Wednesday, July 31, 2013

What the Pope Said, and What He Didn't Say

“Do not judge, so that you may not be judged. For with the judgment you make you will be judged, and the measure you give will be the measure you get. Why do you see the speck in your neighbor’s eye, but do not notice the log in your own eye? Or how can you say to your neighbor, ‘Let me take the speck out of your eye,’ while the log is in your own eye? You hypocrite, first take the log out of your own eye, and then you will see clearly to take the speck out of your neighbor’s eye.”
Matthew 7:1-5

The Protestant fascination with the Pope is not unlike the American fascination with the British Royal Family.
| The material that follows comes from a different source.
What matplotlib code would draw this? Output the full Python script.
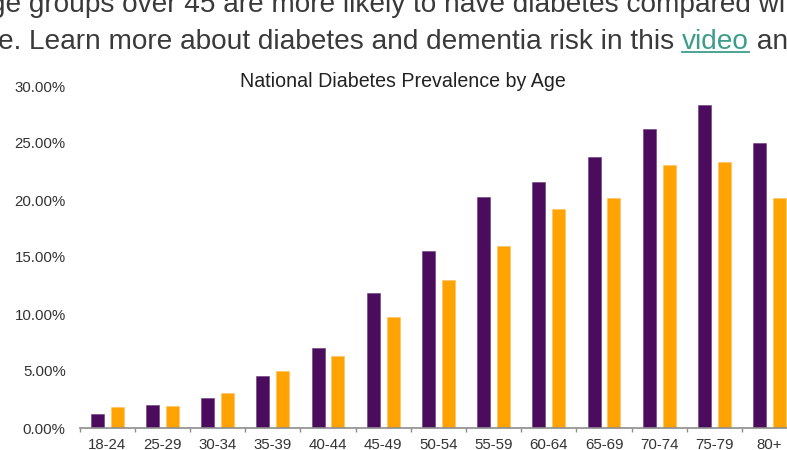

We separated for good reasons, and we have no desire to go back, but we love to watch from a distance.

With the Pope, it is more than a celebrity fixation. Though he does not lead the whole church, he does lead a substantial part of it. We are part of the same family, and his leadership makes a difference in how the world experiences Christianity.

Pope Francis has been a breath of fresh air in so many wonderful ways. He has re-focused Roman Catholicism on critical issues of economic and social justice and away from a fixation on sexuality, contraception, abortion, and homosexuality.
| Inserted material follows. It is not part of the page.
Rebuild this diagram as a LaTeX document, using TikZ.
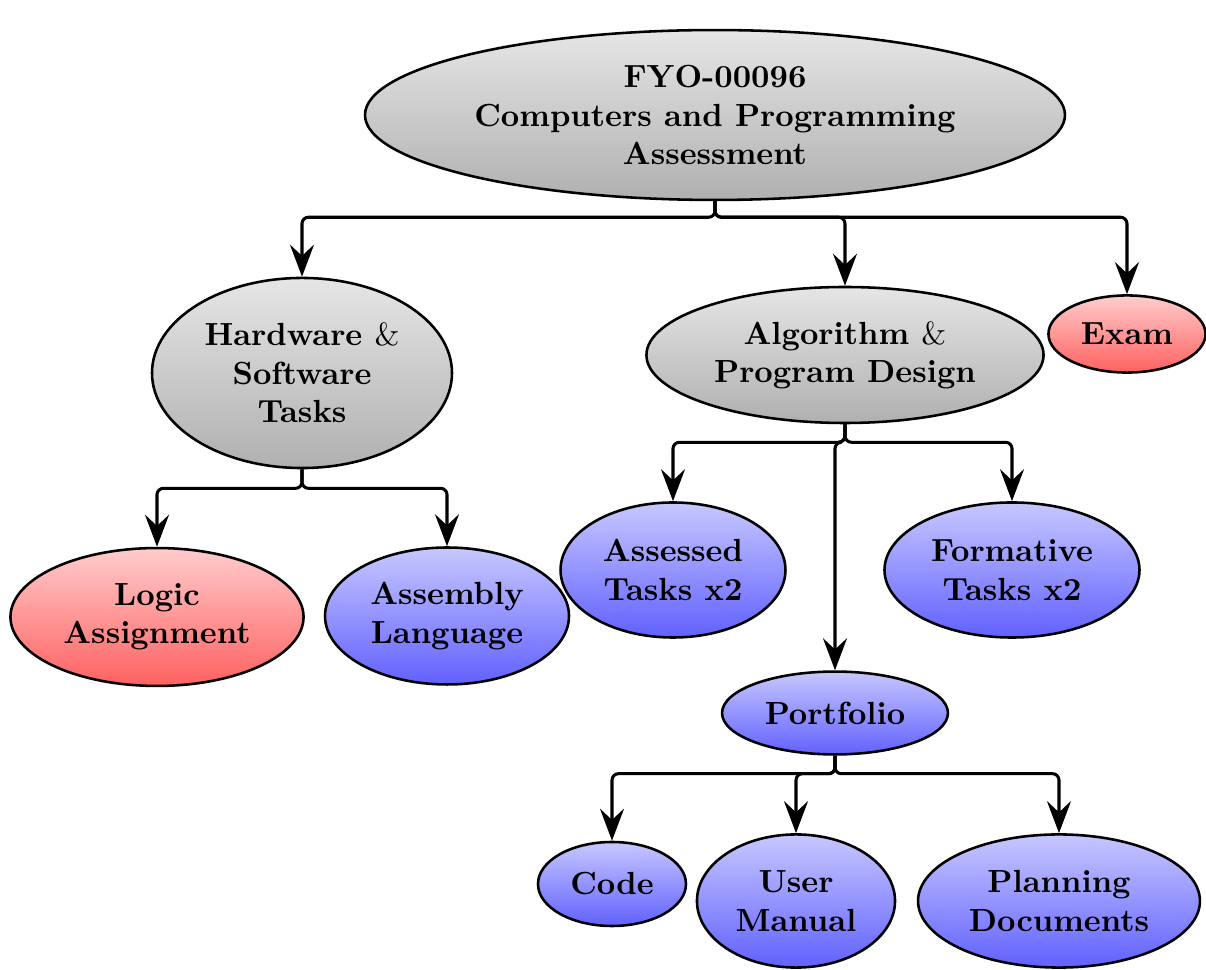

Earlier this week he held an informal press conference on the papal plane as he flew from Rio de Janiero back to Rome. And he made a remarkable statement. Speaking of the possibility of having gay men in the priesthood, he said, “If someone is gay and he searches for the Lord and has good will, who am I to judge?” . . . . “The tendency [to homosexuality] is not the problem … They’re our brothers.”

The statement itself did not really break new ground. He was talking about celibate priests, and he was separating homosexual tendencies from homosexual acts. Being gay is not the problem; the problem is homosexual acts.

Those of us in the United Methodist Church are painfully aware of this line of reasoning in which we are supposed to “hate the sin, but love the sinner.” In our denomination, there is no prohibition against gays and lesbians becoming pastors as long as they are celibate. If you agree with our Book of Discipline that the practice of homosexuality is “incompatible with Christian teaching,” and you believe that homosexual acts are intrinsically sinful, then this makes perfect sense. If you are in favor of the inclusion of gays and lesbians as whole persons, then that position is deeply offensive.

If the entirety of his position on homosexuality were really caught in the statement, “If someone is gay and he searches for the Lord and has good will, who am I to judge?” it would have been an astonishing break with previous Roman Catholic teaching. Sadly, that was not the case.

But the most important thing was not what he said, it was the way that he said it. After delivering his conciliatory and inclusive remarks regarding the possibility of gay men in the priesthood, he did not immediately qualify those remarks so that no one could think he was making a broader statement. He spoke with openness and candor. He made a positive statement without adding a negative qualifier. And he did clearly and intentionally differentiate homosexuality and pedophilia. That is no small thing.